PROBLEM REQUIREMENTS - Pick out all lines of the entries that include the word "this" and copy them.

DATA LISTING -
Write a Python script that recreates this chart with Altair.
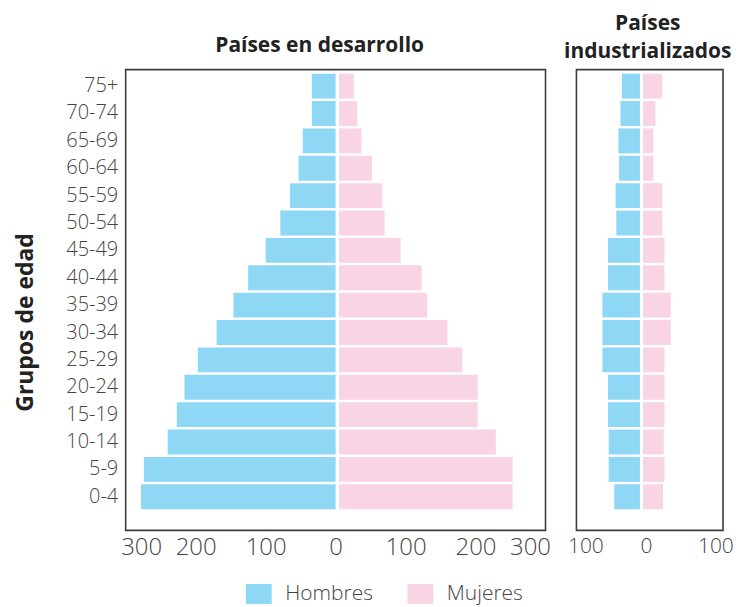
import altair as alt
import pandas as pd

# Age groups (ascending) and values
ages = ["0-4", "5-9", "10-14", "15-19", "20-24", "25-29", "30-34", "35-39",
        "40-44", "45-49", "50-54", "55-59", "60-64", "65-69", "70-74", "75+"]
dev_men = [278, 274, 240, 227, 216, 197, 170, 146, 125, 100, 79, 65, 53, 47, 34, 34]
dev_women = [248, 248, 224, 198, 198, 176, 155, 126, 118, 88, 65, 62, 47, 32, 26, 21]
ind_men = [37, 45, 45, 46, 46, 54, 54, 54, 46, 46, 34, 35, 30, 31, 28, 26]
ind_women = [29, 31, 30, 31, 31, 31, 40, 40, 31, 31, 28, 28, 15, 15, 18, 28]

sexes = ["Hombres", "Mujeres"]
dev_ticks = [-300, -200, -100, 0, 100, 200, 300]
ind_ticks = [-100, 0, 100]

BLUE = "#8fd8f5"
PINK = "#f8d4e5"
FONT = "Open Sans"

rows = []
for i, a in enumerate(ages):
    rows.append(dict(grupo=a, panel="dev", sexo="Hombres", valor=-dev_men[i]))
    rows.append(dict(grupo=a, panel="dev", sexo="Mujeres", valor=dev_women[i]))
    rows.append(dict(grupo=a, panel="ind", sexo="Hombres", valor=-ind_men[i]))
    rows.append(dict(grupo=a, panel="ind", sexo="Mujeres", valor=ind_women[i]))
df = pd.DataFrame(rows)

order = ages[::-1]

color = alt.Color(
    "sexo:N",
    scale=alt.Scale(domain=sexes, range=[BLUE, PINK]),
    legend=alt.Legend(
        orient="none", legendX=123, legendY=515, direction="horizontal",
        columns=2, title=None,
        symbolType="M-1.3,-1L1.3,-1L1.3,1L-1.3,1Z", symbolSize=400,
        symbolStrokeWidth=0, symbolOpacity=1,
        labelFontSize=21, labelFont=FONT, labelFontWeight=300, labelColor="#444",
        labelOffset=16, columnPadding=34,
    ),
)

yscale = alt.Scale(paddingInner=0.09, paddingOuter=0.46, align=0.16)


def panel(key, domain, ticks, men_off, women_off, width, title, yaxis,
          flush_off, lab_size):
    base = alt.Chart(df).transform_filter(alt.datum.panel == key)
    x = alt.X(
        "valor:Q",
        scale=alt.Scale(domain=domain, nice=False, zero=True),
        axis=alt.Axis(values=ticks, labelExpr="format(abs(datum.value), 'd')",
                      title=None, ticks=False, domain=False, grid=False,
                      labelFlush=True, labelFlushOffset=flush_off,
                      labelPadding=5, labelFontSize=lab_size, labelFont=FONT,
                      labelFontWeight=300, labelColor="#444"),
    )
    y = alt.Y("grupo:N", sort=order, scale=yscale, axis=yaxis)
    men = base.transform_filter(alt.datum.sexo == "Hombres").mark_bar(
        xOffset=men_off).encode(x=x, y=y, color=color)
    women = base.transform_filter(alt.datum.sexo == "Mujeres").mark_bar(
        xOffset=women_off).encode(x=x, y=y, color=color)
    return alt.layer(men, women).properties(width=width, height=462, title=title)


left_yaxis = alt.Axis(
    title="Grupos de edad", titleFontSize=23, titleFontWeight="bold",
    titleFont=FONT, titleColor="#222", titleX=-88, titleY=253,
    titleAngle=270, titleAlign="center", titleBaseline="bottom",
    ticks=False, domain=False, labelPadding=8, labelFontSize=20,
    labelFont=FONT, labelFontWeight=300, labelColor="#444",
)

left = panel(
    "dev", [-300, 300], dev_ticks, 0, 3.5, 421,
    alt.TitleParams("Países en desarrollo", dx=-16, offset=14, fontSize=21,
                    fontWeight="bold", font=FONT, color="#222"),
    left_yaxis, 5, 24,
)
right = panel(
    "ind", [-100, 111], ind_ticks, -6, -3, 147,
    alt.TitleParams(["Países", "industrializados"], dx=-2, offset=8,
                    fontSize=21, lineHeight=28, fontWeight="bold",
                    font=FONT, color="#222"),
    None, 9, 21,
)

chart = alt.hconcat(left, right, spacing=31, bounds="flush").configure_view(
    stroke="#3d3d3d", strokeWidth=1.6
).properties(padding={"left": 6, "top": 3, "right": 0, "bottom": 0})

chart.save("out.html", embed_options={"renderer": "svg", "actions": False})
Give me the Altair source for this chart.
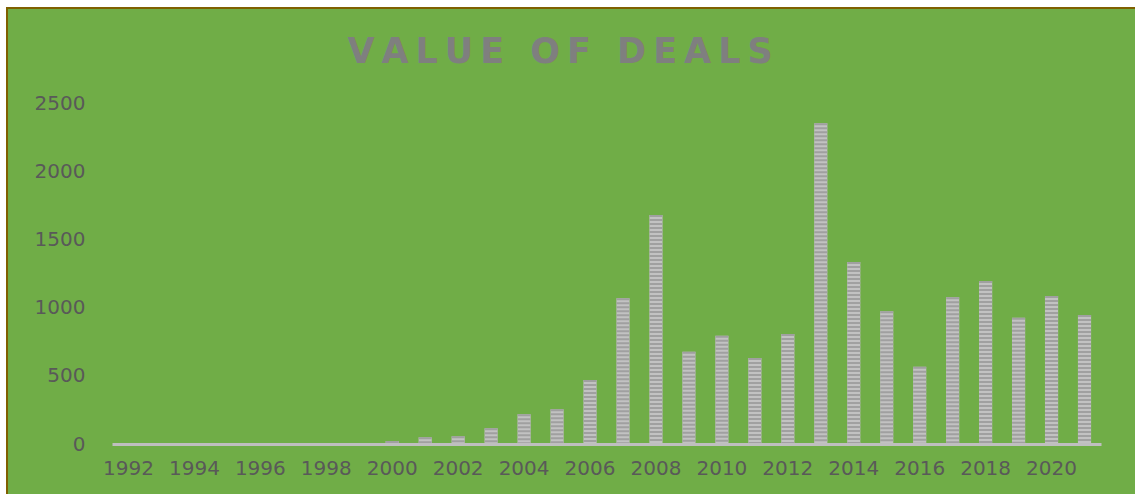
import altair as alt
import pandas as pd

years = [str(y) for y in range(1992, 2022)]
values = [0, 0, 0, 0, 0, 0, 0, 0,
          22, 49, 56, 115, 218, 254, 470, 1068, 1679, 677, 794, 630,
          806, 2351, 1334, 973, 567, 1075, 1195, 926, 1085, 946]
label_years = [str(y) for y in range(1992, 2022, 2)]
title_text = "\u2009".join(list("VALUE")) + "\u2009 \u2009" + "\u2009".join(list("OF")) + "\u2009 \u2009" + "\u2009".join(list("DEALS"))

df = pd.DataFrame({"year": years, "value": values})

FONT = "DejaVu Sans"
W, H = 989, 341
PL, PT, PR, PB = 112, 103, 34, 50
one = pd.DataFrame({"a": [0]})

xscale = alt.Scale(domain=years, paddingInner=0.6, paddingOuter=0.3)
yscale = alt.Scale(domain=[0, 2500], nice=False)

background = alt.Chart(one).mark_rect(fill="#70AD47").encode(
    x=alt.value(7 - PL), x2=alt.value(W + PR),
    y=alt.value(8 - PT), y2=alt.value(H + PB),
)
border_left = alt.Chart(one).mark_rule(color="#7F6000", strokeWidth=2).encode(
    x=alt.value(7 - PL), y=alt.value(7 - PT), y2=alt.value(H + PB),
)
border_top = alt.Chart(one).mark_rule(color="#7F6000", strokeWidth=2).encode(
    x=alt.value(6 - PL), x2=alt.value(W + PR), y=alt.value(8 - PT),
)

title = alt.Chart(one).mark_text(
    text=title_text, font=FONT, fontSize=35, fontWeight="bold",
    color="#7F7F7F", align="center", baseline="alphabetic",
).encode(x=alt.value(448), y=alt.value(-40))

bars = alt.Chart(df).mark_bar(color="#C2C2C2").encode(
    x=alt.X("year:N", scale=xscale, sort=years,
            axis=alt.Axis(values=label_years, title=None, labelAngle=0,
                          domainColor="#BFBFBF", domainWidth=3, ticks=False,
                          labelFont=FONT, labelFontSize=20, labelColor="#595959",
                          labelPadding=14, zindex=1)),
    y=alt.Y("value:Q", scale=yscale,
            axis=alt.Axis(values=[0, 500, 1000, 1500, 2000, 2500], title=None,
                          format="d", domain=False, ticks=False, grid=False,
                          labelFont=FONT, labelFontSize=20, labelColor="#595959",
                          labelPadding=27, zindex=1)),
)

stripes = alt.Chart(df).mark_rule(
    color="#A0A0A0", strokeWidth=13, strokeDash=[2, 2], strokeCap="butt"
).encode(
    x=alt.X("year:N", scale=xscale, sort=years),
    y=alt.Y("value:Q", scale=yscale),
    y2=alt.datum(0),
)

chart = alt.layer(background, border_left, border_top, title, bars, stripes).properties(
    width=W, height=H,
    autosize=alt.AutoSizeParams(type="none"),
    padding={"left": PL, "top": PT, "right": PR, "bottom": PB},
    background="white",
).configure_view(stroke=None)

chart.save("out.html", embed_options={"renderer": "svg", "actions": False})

WRITTEN RESPONSE -
Write a Python script that recreates this chart with Altair.
Give me the Altair source for this chart.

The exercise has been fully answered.